Files
Abstract
A method of univariant probability density function (pdf) estimation is developed for big data applications. The method employs the use of a non-parametric maximum entropy estimator (NMEM) for a data driven multithreaded probability density estimation algorithm, which has been termed the stitching estimator (SE). The NMEM has previously shown to be a robust pdf estimator for high throughput applications, which has made it the ideal choice for the underlying estimator in the SE's algorithm. This work divides the estimation problem into many smaller estimation problems; termed blocks. The sample is partitioned into blocks by an optimized branching tree algorithm which has been developed to maximize the uniformity for the density of the data in every block.
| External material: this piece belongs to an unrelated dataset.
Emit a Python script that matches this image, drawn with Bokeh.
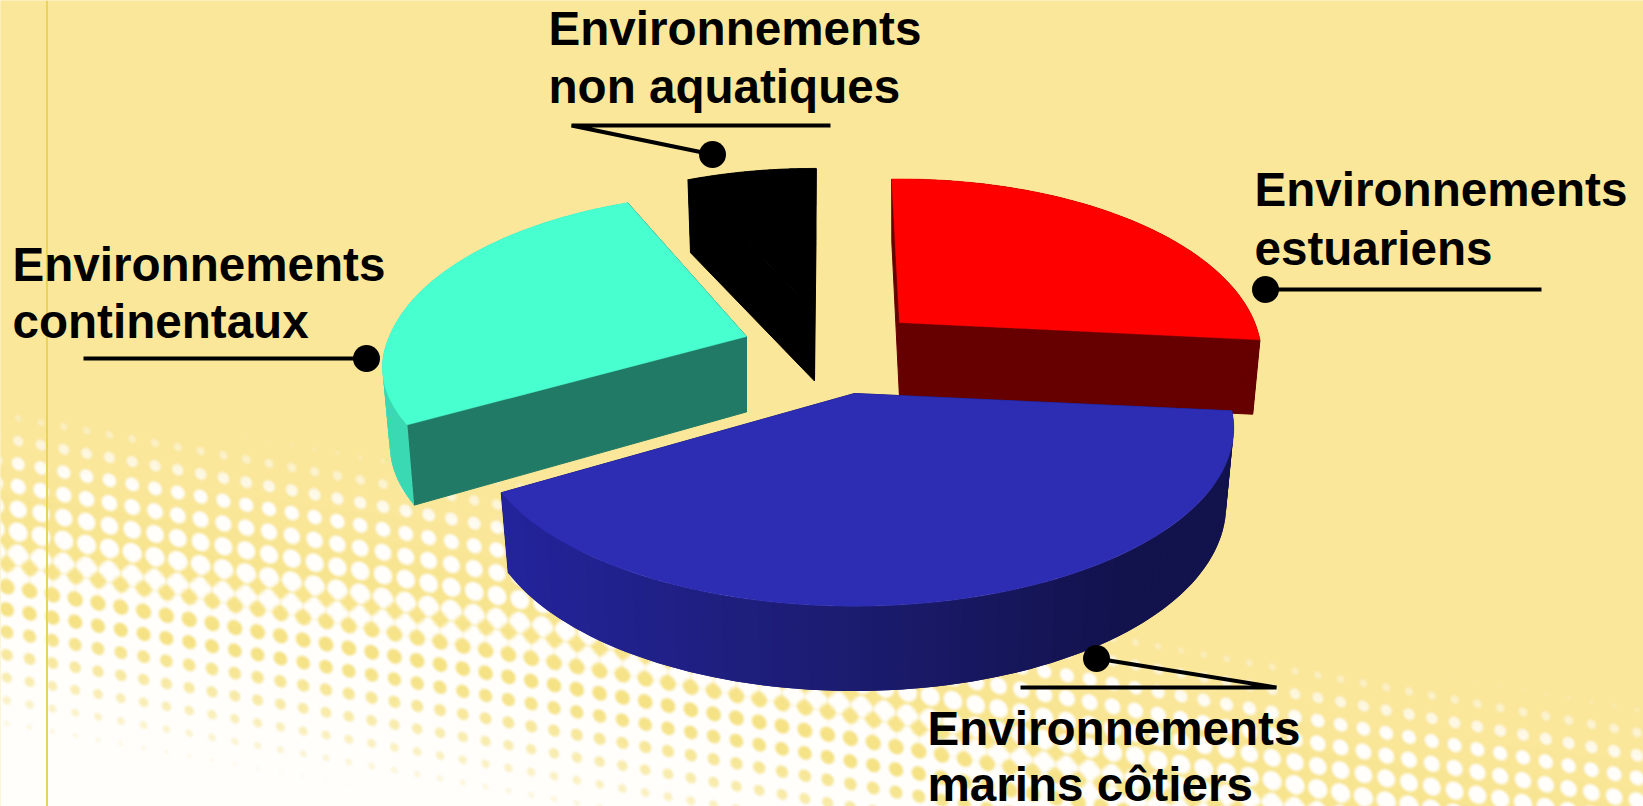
import numpy as np
from bokeh.plotting import figure
from bokeh.models import Range1d
from bokeh.core.properties import value
from bokeh.embed import file_html
from bokeh.resources import INLINE

# ---- data ----
categories = ["Environnements estuariens", "Environnements marins côtiers",
              "Environnements continentaux", "Environnements non aquatiques"]
shares = [27.0, 39.7, 27.3, 6.0]

# ---- styling / layout ----
W, H = 1643, 806
START_DEG = -91.5
ax_, ay_, persp = 372.0, 171.4, 0.194
depth0, depth1 = 75.4, 9.4
apex_x = [899, 854, 746, 814]
apex_y = [322, 393, 336, 311.5]
apex_drop = [75.4, 75.4, 75.4, 69.0]
rim_extra = [-2.0, 0, 0, 6.0]
low_x = [.98, .98, .98, .98]
scale_x = [.955, 1.0, .96, .95]
scale_front = [1.0, 1.0, .89, 1.0]
adj_start = [0, 0, 0, -1.8]
adj_end = [0, 0, 0, 1.8]
top_col = ["#FF0000", "#2D2DB4", "#48FFD0", "#000000"]
inner_col = ["#660000", "#1C1C70", "#217A66", "#000000"]
side_col = ["#660000", None, "#3AD9B4", "#000000"]
draw_order = [3, 2, 0, 1]

TEXT_SHIFT = 17
label_x = [1254, 1254, 927, 927, 12, 12, 548, 548]
label_y = [206, 265, 745, 801, 281, 338, 45, 103]
label_text = ["Environnements", "estuariens", "Environnements", "marins côtiers",
              "Environnements", "continentaux", "Environnements", "non aquatiques"]

dot_x = [1265, 1096, 366, 712]
dot_y = [289, 658, 358, 154]
leader_x = [[1265, 1541], [1096, 1276, 1020], [366, 83], [712, 571, 830]]
leader_y = [[289, 289], [658, 687, 687], [358, 358], [154, 125, 125]]

YEL = np.array([250, 231, 154], float)
YEL2 = np.array([245, 226, 130], float)
WHT = np.array([255, 254, 250], float)
mid_x = [0, 60, 500, 800, 1176, 1643]
mid_y = [560, 567, 627, 690, 795, 860]


def soft(v, w=.16):
    return np.clip(v / w + .5, 0, 1)


def background():
    xs = np.arange(0, W) + .5
    ys = np.arange(0, H) + .5
    X, Y = np.meshgrid(xs, ys)
    mid = np.interp(X, mid_x, mid_y)
    band = np.where(Y < mid, 320.0, 360.0)
    T = np.clip(.5 - (Y - mid) / band, 0, 1)
    gx = (X - 63.3) / 22.8
    gy = (Y - 516.7 - .18 * (X - 63.3)) / 22.8
    # round white dots on yellow above, round yellow dots on white below
    dw = np.hypot(gx - np.round(gx), gy - np.round(gy))
    hx, hy = gx + .5, gy + .5
    dy = np.hypot(hx - np.round(hx), hy - np.round(hy))
    rw = .46 * np.sqrt(np.clip(2 * (1 - T), 0, 1))
    ry = .36 * np.sqrt(np.clip(2 * T, 0, 1))
    a_up = soft(rw - dw) * np.clip(rw / .3, 0, 1) ** 1.5
    a_dn = 1 - soft(ry - dy) * np.clip(ry / .3, 0, 1) ** 1.5
    mix = np.clip((.5 - T) / .16 + .5, 0, 1)
    a = ((1 - mix) * a_up + mix * a_dn)[..., None]
    yc = YEL + (YEL2 - YEL) * np.clip(2 * (1 - T) - .4, 0, 1)[..., None]
    rgb = yc * (1 - a) + WHT * a
    img = np.zeros(X.shape + (4,), np.uint8)
    img[..., :3] = rgb.astype(np.uint8)
    img[..., 3] = 255
    return img


def project(i, t, low=False):
    u, v = np.cos(t), np.sin(t)
    w = 1 - persp * v
    dx = ax_ * scale_x[i] * u / w
    dy = ay_ * np.where(v > 0, scale_front[i], 1.0) * v / w
    if low:
        dx = dx * low_x[i]
        dy = dy + depth0 + depth1 * v + rim_extra[i]
    return apex_x[i] + dx, apex_y[i] + dy


def project_apex(i, low):
    return apex_x[i], apex_y[i] + (apex_drop[i] if low else 0)


def lerp_hex(c0, c1, f):
    c = np.array(c0) + (np.array(c1) - np.array(c0)) * f
    return "#%02x%02x%02x" % tuple(int(v) for v in c)


p = figure(width=W, height=H, output_backend="svg", toolbar_location=None,
           x_range=Range1d(0, W), y_range=Range1d(H, 0), min_border=0)
p.axis.visible = False
p.grid.visible = False
p.outline_line_color = None
p.background_fill_color = "#FAE79A"
p.border_fill_color = None

img = background()
rgba = img.copy()
packed = rgba.view(dtype=np.uint32).reshape(rgba.shape[:2])
p.image_rgba(image=[packed], x=0, y=0, dw=W, dh=H)

p.segment(x0=[46.5], y0=[0], x1=[46.5], y1=[H], line_color="#EAD35A", line_width=2)

fracs = np.array(shares) / sum(shares) * 2 * np.pi
edges = np.radians(START_DEG) + np.concatenate([[0], np.cumsum(fracs)])

for i in draw_order:
    t0 = edges[i] + np.radians(adj_start[i])
    t1 = edges[i + 1] + np.radians(adj_end[i])
    # radial faces
    for te in (t0, t1):
        ex, ey = project(i, np.array([te]))
        lx, ly = project(i, np.array([te]), low=True)
        ax0, ay0 = project_apex(i, False)
        ax1, ay1 = project_apex(i, True)
        p.patch([ax0, ex[0], lx[0], ax1], [ay0, ey[0], ly[0], ay1],
                fill_color=inner_col[i], line_color=inner_col[i], line_width=1)
    # outer wall, strip by strip, each overlapping the next to hide seams
    ts = np.linspace(t0, t1, 90)
    for k in range(len(ts) - 1):
        tt = ts[k:k + 3]
        xa, ya = project(i, tt)
        xb, yb = project(i, tt[::-1], low=True)
        if side_col[i] is None:
            f = np.clip((xa[0] - 505) / 640, 0, 1)
            col = lerp_hex((36, 36, 156), (28, 28, 112), f / .55) if f < .55 else \
                lerp_hex((28, 28, 112), (18, 18, 76), (f - .55) / .45)
        else:
            col = side_col[i]
        p.patch(list(xa) + list(xb), list(ya) + list(yb), fill_color=col,
                line_color=None)
    # top face
    ts = np.linspace(t0, t1, 240)
    rx, ry = project(i, ts)
    p.patch([apex_x[i]] + list(rx), [apex_y[i]] + list(ry), fill_color=top_col[i],
            line_color=top_col[i], line_width=1 if i == 3 else .5)

p.multi_line(leader_x, leader_y, line_color="#000000", line_width=4)
p.scatter(dot_x, dot_y, size=27, fill_color="#000000", line_color="#000000", line_width=0)
p.text(label_x, [y - TEXT_SHIFT for y in label_y], text=label_text, text_font=value("Liberation Sans"),
       text_font_style="bold", text_font_size="47.6px", text_color="#000000",
       text_baseline="alphabetic", text_align="left")

open("out.html", "w").write(file_html(p, INLINE))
The algorithm finds pdf estimates for blocks using the NMEM then the estimates per block are combined through a stitching procedure that uses a weighted average which utilizes the cumulative probability density functions (cdf) for each pair of adjacent blocks. Further improvements are obtained by implementing a sub-sampling approach that generates sub-samples from the original sample without replacement. The pdfs from each sub-sample are then averaged to give a final estimate. The SE has been extensively benchmarked against a large set of diverse distributions for sample sizes ranging from of $2^9$ up to $2^{20}$ and 1000 trials per sample size. The quality of the estimates are quantified using scaled quantile residual (SQR) plots, which is a sample size invariant metric that is consistent with the Anderson-Darling test. The set of test distributions range from easy single mode distributions to extremely difficult exotic distributions. In all cases tested the SE yields excellent estimates with no need for a priori knowledge of the structure of the data.